- Objective -
Starting at the top of the listing, extract every line up to and including the one with "(68,537) -- (347,537);". Pictures stay out of the copy.

-- START --

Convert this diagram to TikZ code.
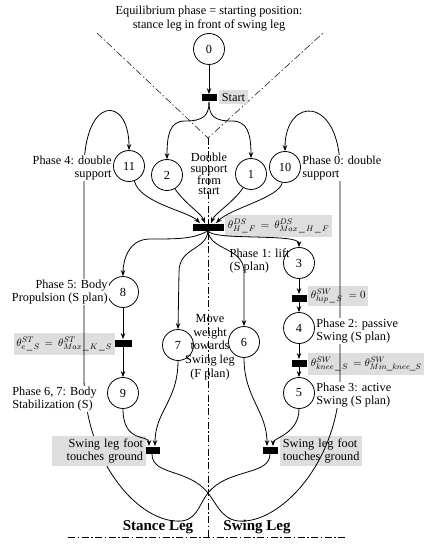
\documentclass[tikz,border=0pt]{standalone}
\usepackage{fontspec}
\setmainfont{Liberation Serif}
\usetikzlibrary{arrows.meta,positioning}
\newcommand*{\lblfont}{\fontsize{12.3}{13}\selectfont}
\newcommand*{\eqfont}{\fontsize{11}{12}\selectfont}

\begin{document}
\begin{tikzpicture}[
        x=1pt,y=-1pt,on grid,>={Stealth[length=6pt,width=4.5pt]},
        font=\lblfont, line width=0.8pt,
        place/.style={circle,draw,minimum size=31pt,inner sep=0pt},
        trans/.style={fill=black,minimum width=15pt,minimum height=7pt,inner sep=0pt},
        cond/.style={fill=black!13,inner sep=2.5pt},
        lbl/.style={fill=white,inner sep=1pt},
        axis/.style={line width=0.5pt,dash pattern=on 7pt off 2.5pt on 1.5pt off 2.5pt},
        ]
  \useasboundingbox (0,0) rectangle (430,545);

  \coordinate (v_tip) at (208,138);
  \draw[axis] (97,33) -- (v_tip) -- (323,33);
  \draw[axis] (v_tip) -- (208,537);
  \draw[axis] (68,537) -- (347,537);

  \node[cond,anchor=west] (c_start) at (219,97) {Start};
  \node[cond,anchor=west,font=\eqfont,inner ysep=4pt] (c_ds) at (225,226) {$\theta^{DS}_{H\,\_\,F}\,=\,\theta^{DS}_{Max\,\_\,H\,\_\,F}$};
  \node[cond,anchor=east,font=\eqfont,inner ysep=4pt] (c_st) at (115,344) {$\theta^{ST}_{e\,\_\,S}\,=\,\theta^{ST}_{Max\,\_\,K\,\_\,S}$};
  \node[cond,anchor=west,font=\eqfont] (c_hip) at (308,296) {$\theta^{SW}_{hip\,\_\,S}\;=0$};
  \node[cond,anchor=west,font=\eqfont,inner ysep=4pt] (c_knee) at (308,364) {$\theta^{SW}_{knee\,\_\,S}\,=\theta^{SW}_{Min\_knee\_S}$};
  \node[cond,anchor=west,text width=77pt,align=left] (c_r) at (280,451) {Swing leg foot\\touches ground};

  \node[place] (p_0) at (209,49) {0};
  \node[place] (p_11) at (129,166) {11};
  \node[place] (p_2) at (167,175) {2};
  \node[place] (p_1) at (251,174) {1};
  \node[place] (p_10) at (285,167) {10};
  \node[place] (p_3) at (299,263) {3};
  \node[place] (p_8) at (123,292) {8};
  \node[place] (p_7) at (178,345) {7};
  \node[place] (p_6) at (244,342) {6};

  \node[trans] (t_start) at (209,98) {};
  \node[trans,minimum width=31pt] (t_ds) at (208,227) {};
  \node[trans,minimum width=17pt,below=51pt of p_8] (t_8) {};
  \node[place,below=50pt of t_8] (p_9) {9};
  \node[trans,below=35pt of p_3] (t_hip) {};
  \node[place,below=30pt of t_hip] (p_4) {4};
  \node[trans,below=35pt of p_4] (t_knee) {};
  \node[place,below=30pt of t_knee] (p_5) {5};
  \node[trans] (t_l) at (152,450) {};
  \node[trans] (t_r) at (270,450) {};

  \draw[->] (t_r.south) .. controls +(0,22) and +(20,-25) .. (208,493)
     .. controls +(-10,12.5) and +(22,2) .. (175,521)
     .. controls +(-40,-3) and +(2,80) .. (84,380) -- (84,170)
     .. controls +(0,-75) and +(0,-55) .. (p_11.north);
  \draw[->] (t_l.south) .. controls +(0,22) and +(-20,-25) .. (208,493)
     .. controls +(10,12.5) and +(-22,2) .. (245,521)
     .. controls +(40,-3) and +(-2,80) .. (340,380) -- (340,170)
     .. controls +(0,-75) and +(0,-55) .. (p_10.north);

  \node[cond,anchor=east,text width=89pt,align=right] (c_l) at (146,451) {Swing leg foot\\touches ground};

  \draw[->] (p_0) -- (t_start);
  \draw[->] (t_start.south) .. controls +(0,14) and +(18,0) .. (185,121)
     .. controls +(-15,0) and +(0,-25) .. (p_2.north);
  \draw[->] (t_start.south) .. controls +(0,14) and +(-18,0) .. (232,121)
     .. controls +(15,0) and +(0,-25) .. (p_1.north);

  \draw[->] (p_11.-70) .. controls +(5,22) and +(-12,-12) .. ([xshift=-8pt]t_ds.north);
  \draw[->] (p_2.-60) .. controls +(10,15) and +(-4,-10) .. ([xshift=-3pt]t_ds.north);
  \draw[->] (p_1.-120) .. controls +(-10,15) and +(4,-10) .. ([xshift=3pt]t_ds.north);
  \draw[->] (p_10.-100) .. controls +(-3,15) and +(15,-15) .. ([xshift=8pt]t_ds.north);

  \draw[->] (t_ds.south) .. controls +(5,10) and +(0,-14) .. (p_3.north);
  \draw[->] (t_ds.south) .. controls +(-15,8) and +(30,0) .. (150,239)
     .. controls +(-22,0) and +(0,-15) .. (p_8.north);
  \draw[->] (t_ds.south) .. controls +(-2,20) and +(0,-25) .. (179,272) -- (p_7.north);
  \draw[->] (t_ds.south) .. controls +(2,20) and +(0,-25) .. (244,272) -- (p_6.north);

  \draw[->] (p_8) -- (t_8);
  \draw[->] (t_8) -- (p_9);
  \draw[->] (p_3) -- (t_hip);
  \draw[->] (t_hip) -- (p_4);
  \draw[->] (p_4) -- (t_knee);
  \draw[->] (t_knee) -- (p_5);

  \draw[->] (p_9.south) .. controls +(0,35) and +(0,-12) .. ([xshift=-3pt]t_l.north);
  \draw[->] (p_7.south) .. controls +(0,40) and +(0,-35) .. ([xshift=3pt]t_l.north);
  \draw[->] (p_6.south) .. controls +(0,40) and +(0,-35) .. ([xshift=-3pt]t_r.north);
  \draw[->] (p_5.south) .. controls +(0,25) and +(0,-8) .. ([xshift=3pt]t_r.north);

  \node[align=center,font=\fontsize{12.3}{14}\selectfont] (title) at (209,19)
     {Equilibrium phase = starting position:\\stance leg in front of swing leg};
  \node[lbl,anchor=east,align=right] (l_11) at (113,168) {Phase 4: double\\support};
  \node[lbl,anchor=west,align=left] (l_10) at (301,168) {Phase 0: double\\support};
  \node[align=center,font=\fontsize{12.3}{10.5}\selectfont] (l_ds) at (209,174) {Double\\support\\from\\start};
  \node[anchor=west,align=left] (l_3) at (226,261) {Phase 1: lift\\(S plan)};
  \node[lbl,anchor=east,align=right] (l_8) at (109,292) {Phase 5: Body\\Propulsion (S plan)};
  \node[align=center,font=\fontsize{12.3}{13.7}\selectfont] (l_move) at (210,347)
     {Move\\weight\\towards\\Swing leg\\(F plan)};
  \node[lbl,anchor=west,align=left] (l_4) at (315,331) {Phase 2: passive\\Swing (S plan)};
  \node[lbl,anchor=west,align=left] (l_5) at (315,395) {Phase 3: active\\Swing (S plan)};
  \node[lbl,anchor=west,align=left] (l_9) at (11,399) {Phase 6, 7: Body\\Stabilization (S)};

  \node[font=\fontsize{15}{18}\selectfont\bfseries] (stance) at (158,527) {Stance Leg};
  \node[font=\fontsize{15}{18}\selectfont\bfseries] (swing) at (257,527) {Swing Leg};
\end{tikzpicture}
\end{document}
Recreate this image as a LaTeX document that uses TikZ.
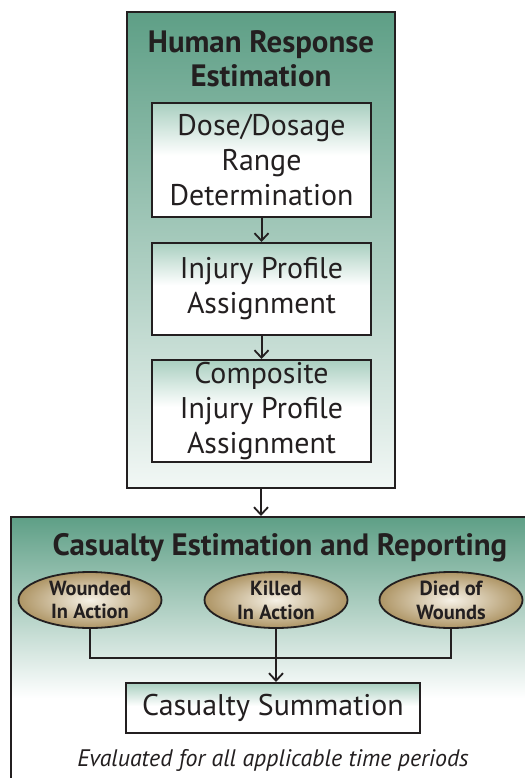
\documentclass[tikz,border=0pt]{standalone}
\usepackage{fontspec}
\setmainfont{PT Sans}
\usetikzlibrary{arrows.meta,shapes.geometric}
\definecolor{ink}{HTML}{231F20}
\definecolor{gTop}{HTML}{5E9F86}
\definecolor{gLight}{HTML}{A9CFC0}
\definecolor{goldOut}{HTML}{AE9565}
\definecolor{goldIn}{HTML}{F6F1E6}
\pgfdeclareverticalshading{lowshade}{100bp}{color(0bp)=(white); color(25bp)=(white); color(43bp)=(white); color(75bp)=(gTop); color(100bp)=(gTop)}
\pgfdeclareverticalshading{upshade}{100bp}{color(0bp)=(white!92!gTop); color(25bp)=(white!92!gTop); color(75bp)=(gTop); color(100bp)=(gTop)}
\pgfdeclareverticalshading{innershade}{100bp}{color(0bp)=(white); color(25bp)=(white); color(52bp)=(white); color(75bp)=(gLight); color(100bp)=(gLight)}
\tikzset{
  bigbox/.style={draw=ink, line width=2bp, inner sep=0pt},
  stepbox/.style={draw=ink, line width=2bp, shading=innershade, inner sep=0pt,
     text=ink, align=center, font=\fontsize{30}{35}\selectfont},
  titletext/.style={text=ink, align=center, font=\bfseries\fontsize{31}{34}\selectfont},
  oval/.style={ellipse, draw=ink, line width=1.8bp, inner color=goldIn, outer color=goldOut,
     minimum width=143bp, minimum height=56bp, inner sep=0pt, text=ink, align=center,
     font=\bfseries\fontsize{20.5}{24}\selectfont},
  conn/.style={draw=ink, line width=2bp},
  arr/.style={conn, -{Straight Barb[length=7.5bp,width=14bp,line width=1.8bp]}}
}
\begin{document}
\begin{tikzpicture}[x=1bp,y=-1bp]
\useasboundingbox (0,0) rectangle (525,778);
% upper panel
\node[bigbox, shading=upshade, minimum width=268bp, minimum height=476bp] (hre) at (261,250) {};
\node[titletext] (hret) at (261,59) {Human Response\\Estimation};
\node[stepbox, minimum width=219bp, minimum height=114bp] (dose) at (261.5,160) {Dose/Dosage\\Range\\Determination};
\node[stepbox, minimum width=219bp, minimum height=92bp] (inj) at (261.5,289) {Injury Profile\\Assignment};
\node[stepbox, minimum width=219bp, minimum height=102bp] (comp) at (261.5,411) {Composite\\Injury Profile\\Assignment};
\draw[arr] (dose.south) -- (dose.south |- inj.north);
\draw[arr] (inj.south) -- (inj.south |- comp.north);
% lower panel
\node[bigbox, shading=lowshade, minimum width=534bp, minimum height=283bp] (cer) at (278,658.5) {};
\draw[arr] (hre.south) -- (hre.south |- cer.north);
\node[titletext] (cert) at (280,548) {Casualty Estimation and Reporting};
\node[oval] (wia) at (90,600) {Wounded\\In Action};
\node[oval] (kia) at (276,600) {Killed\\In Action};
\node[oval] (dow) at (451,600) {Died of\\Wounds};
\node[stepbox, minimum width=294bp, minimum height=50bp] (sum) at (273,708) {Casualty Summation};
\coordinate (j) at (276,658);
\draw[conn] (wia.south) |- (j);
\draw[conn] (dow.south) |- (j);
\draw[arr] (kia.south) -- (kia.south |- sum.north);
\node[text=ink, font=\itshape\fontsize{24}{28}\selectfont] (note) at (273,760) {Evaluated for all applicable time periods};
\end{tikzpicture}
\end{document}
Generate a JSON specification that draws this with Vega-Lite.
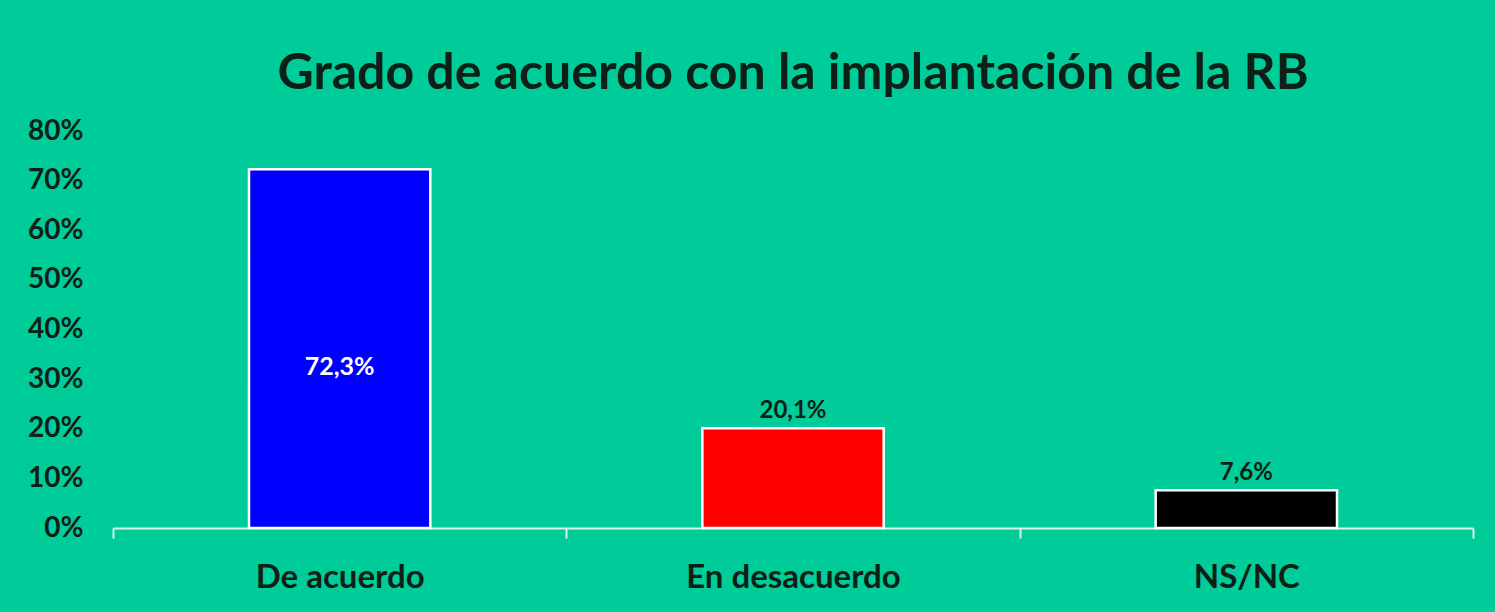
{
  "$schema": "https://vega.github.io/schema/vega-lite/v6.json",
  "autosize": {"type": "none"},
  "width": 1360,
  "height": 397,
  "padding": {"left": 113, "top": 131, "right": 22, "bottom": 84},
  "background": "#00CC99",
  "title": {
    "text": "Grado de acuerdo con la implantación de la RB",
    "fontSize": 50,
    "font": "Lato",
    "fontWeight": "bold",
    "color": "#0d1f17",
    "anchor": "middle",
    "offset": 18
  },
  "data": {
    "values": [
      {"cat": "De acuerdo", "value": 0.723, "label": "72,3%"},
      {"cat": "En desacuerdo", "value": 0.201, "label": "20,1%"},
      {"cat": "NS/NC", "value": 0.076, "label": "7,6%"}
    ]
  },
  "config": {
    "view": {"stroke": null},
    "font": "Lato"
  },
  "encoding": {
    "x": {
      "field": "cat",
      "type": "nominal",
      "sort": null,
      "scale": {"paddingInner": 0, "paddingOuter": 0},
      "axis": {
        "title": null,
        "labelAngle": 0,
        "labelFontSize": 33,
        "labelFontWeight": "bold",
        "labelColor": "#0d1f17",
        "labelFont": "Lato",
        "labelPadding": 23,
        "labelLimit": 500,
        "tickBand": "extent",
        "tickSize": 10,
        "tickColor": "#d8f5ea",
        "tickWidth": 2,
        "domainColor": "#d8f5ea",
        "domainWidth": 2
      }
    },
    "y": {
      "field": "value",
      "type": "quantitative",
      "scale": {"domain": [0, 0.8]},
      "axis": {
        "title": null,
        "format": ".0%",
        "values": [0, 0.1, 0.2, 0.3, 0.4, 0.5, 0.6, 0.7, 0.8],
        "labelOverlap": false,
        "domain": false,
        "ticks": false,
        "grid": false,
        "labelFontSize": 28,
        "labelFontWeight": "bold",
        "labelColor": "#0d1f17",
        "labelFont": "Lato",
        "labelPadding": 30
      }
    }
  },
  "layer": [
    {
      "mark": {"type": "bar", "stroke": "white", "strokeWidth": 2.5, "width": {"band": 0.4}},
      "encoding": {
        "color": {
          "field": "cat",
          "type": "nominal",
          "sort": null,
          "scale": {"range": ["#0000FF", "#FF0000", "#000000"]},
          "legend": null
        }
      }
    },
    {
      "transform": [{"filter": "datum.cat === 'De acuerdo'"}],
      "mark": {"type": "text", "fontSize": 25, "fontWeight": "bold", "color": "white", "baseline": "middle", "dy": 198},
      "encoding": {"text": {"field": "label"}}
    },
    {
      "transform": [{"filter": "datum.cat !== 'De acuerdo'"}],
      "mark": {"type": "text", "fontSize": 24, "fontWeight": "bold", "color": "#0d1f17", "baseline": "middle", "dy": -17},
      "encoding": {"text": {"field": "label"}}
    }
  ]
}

-- END --

- The response -
Convert this diagram to TikZ code.
\documentclass[tikz,border=0pt]{standalone}
\usepackage{fontspec}
\setmainfont{Liberation Serif}
\usetikzlibrary{arrows.meta,positioning}
\newcommand*{\lblfont}{\fontsize{12.3}{13}\selectfont}
\newcommand*{\eqfont}{\fontsize{11}{12}\selectfont}

\begin{document}
\begin{tikzpicture}[
        x=1pt,y=-1pt,on grid,>={Stealth[length=6pt,width=4.5pt]},
        font=\lblfont, line width=0.8pt,
        place/.style={circle,draw,minimum size=31pt,inner sep=0pt},
        trans/.style={fill=black,minimum width=15pt,minimum height=7pt,inner sep=0pt},
        cond/.style={fill=black!13,inner sep=2.5pt},
        lbl/.style={fill=white,inner sep=1pt},
        axis/.style={line width=0.5pt,dash pattern=on 7pt off 2.5pt on 1.5pt off 2.5pt},
        ]
  \useasboundingbox (0,0) rectangle (430,545);

  \coordinate (v_tip) at (208,138);
  \draw[axis] (97,33) -- (v_tip) -- (323,33);
  \draw[axis] (v_tip) -- (208,537);
  \draw[axis] (68,537) -- (347,537);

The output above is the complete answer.